Modern Quilts

by Mary Beth Krapil


QuiltCon, the quintessential modern quilt show, was held recently in Pasadena, CA. It was the place to be for “modern quilters”.

At the same time, on the east coast, the Mid Atlantic Quilt Festival was held in Hampton, VA. California was not the only place to find modern quilts on display. There was an interesting special exhibit of modern quilts from the Central Virginia Modern Quilt Guild. What made this exhibit especially interesting to me, was the information on the identifying card with each quilt. It listed the usual quilt maker’s name and quilter’s name, but it also had a statement from the artist about what made the quilt modern. I have yet to find a definition of a modern quilt that really defines the genre. There are descriptions floating around but they are quite vague. Words like negative space and geometric piecing and modern colors are used. Isn’t all piecing geometric? What makes a color modern? Have new colors been invented recently that weren’t around “back in the day”? It’s all very confusing. However, I can recognize a modern quilt when I see one. It’s just very hard to put into to words or define precisely.

I enjoyed seeing these quilts and I was very excited with the thought that I might come away with a better definition of a modern quilt. Sadly, I remain modernly confused. But that’s OK. I still enjoyed the quilts. Hoping you will too.

Can you put into words what makes a modern quilt modern? I’d love to hear your definition.

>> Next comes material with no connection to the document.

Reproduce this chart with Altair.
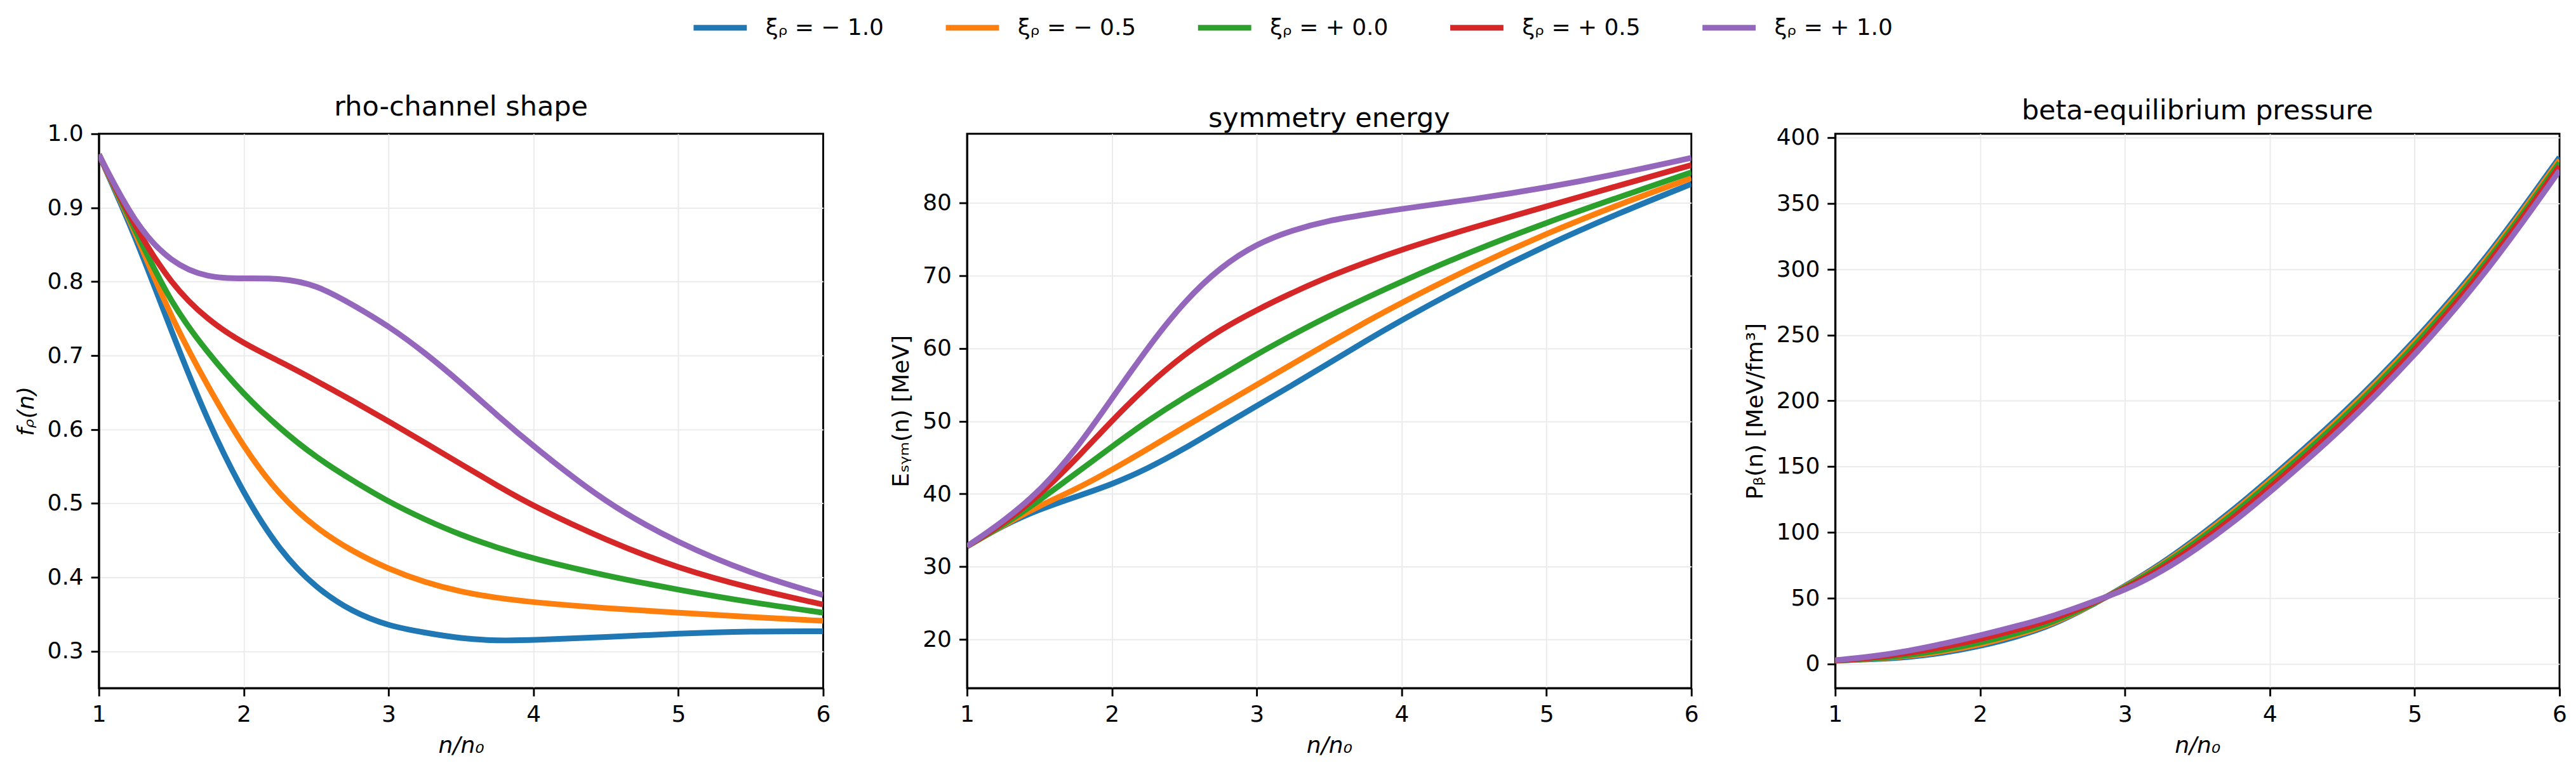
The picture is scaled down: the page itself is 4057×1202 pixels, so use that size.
import altair as alt
import pandas as pd

# density grid n/n0
X = [1.0, 1.25, 1.5, 1.75, 2.0, 2.25, 2.5, 2.75, 3.0, 3.25, 3.5, 3.75, 4.0, 4.5, 5.0, 5.5, 6.0]

LABELS = ["ξᵨ = − 1.0", "ξᵨ = − 0.5", "ξᵨ = + 0.0", "ξᵨ = + 0.5", "ξᵨ = + 1.0"]
COLORS = ["#1f77b4", "#ff7f0e", "#2ca02c", "#d62728", "#9467bd"]

# rho-channel shape f_rho(n)
F_M10 = [0.972, 0.863, 0.733, 0.611, 0.512, 0.435, 0.385, 0.353, 0.334, 0.325, 0.317, 0.314, 0.315, 0.319, 0.324, 0.327, 0.327]
F_M05 = [0.972, 0.868, 0.750, 0.659, 0.575, 0.510, 0.466, 0.435, 0.411, 0.393, 0.380, 0.372, 0.366, 0.358, 0.352, 0.346, 0.341]
F_P00 = [0.972, 0.870, 0.769, 0.704, 0.647, 0.601, 0.562, 0.531, 0.502, 0.478, 0.457, 0.440, 0.425, 0.402, 0.383, 0.366, 0.352]
F_P05 = [0.972, 0.873, 0.796, 0.748, 0.716, 0.692, 0.666, 0.639, 0.611, 0.582, 0.553, 0.524, 0.496, 0.450, 0.412, 0.385, 0.363]
F_P10 = [0.972, 0.877, 0.825, 0.805, 0.804, 0.805, 0.796, 0.769, 0.740, 0.704, 0.663, 0.619, 0.577, 0.500, 0.446, 0.405, 0.376]

# symmetry energy E_sym(n) [MeV]
E_M10 = [32.8, 35.7, 37.9, 39.6, 41.3, 43.5, 46.2, 49.2, 52.1, 55.0, 58.0, 61.0, 63.9, 69.3, 74.2, 78.6, 82.6]
E_M05 = [32.8, 35.7, 38.4, 40.6, 43.3, 46.2, 49.2, 52.1, 55.0, 57.9, 60.8, 63.6, 66.3, 71.3, 75.8, 79.8, 83.4]
E_P00 = [32.8, 35.7, 39.1, 42.8, 46.5, 50.1, 53.3, 56.2, 59.2, 61.9, 64.5, 66.9, 69.2, 73.5, 77.3, 80.8, 84.2]
E_P05 = [32.8, 35.9, 39.8, 44.7, 50.1, 55.0, 59.2, 62.6, 65.3, 67.7, 69.9, 71.8, 73.6, 76.7, 79.5, 82.4, 85.2]
E_P10 = [32.8, 36.2, 40.3, 46.0, 53.1, 60.2, 66.5, 71.2, 74.4, 76.3, 77.6, 78.4, 79.2, 80.5, 82.1, 84.0, 86.2]

# beta-equilibrium pressure P_beta(n) [MeV/fm^3]
P_M10 = [2.5, 3.5, 5.0, 8.3, 13.4, 20.4, 29.5, 43.2, 59.0, 76.0, 95.8, 117.2, 140.5, 188.8, 245.0, 308.0, 385.0]
P_M05 = [2.5, 3.8, 5.8, 9.4, 14.7, 21.7, 30.5, 43.6, 58.5, 75.0, 94.4, 115.6, 138.8, 186.9, 243.0, 306.0, 383.0]
P_P00 = [2.5, 4.0, 6.5, 10.5, 16.0, 23.0, 31.5, 44.0, 58.0, 74.0, 93.0, 114.0, 137.0, 185.0, 241.0, 304.0, 381.0]
P_P05 = [2.5, 4.6, 8.0, 12.8, 18.7, 25.7, 33.7, 45.0, 57.0, 72.0, 90.4, 111.0, 133.8, 181.7, 237.7, 301.0, 378.3]
P_P10 = [2.8, 5.5, 9.7, 15.3, 21.6, 28.6, 36.1, 46.2, 55.8, 69.8, 87.6, 107.8, 130.4, 178.0, 234.0, 297.4, 375.0]

F_ALL = [F_M10, F_M05, F_P00, F_P05, F_P10]
E_ALL = [E_M10, E_M05, E_P00, E_P05, E_P10]
P_ALL = [P_M10, P_M05, P_P00, P_P05, P_P10]

rows = []
for i, lab in enumerate(LABELS):
    for j, x in enumerate(X):
        rows.append({"x": x, "series": lab, "f": F_ALL[i][j], "e": E_ALL[i][j], "p": P_ALL[i][j]})
df = pd.DataFrame(rows)

FONT = "DejaVu Sans"

legend = alt.Legend(
    orient="none", legendX=955, legendY=-193, direction="horizontal", columns=5,
    title=None, symbolType="M-2,0L2,0", symbolSize=1764, symbolStrokeWidth=9,
    labelFontSize=36, labelFont=FONT, labelColor="black", labelOffset=46,
    columnPadding=79, labelLimit=600, padding=0,
)


def panel(field, title, ytitle, ydomain, yticks, fmt, ystyle, yedge):
    return alt.Chart(df).mark_line(strokeWidth=9, interpolate="basis", clip=True).encode(
        x=alt.X("x:Q", scale=alt.Scale(domain=[1, 6], nice=False, zero=False),
                axis=alt.Axis(values=[1, 2, 3, 4, 5, 6], format="d", title="n/n₀",
                              titleFontStyle="italic",
                              gridOpacity={"condition": {"test": "datum.value <= 1 || datum.value >= 6", "value": 0}, "value": 1})),
        y=alt.Y(f"{field}:Q", scale=alt.Scale(domain=ydomain, nice=False, zero=False),
                axis=alt.Axis(values=yticks, format=fmt, title=ytitle, titleFontStyle=ystyle,
                              gridOpacity={"condition": {"test": f"datum.value >= {yedge}", "value": 0}, "value": 1})),
        color=alt.Color("series:N", scale=alt.Scale(domain=LABELS, range=COLORS), legend=legend),
    ).properties(
        width=1143, height=875,
        title=alt.TitleParams(title, fontSize=43, font=FONT, fontWeight="normal", color="black",
                              anchor="middle", frame="group", offset=2),
    )


p1 = panel("f", "rho-channel shape", "fᵨ(n)", [0.25, 1.0],
           [0.3, 0.4, 0.5, 0.6, 0.7, 0.8, 0.9, 1.0], ".1f", "italic", 0.999)
p2 = panel("e", "symmetry energy", "Eₛᵧₘ(n) [MeV]", [13.3, 89.5],
           [20, 30, 40, 50, 60, 70, 80], "d", "normal", 89.5)
p3 = panel("p", "beta-equilibrium pressure", "Pᵦ(n) [MeV/fm³]", [-18.4, 402.9],
           [0, 50, 100, 150, 200, 250, 300, 350, 400], "d", "normal", 402.9)

chart = alt.hconcat(p1, p2, p3, spacing=227, bounds="flush").resolve_scale(
    color="shared"
).properties(
    padding={"left": 13, "top": 9, "right": 5, "bottom": 2},
    background="white",
).configure_view(
    stroke="black", strokeWidth=2.9
).configure_axis(
    domainColor="black", domainWidth=2.9, tickColor="black", tickWidth=2.9, tickSize=12.6,
    labelFontSize=36, labelFont=FONT, labelColor="black", labelPadding=12,
    labelFlush=False, labelOverlap=False,
    titleFontSize=36, titleFont=FONT, titleFontWeight="normal", titleColor="black", titlePadding=14,
    gridColor="#ebebeb", gridWidth=2,
)

chart.save("out.html", embed_options={"renderer": "svg", "actions": False})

By |2018-03-02T05:18:20+00:00March 2nd, 2018|Categories: Uncategorized|1 Comment

About the Author:

Mary Beth Krapil

One Comment

  1. Dem March 6, 2018 at 8:12 am - Reply

    This won’t agree with the Modern Quilters that give presentations to guilds but for me I’ve separated Modern into two categories Contemporary and Modern Traditional. Why? Because I find the two are drastically different. Compare Hillary Goodwin – @entropyalwayswins to Wendy Bermingham – @wendybzquilting or compare 2 different Modern Quilt Guilds. There is a modern quilter that uses traditional block structure but updates the fabrics, grid, block size, negative space etc and there is a modern quilter that uses contemporary modern art theory to design geometric shapes with a message within the quilt; it’s very abstract which I call Contemporary quilting because it uses art theory from long ago. Simply put Modern to me is just not Traditional. It’s components can be traditional (civil war and Gee’s Bend) but made with new fabrics, colors, grid layouts, block sizes and it usually has a message of some sort.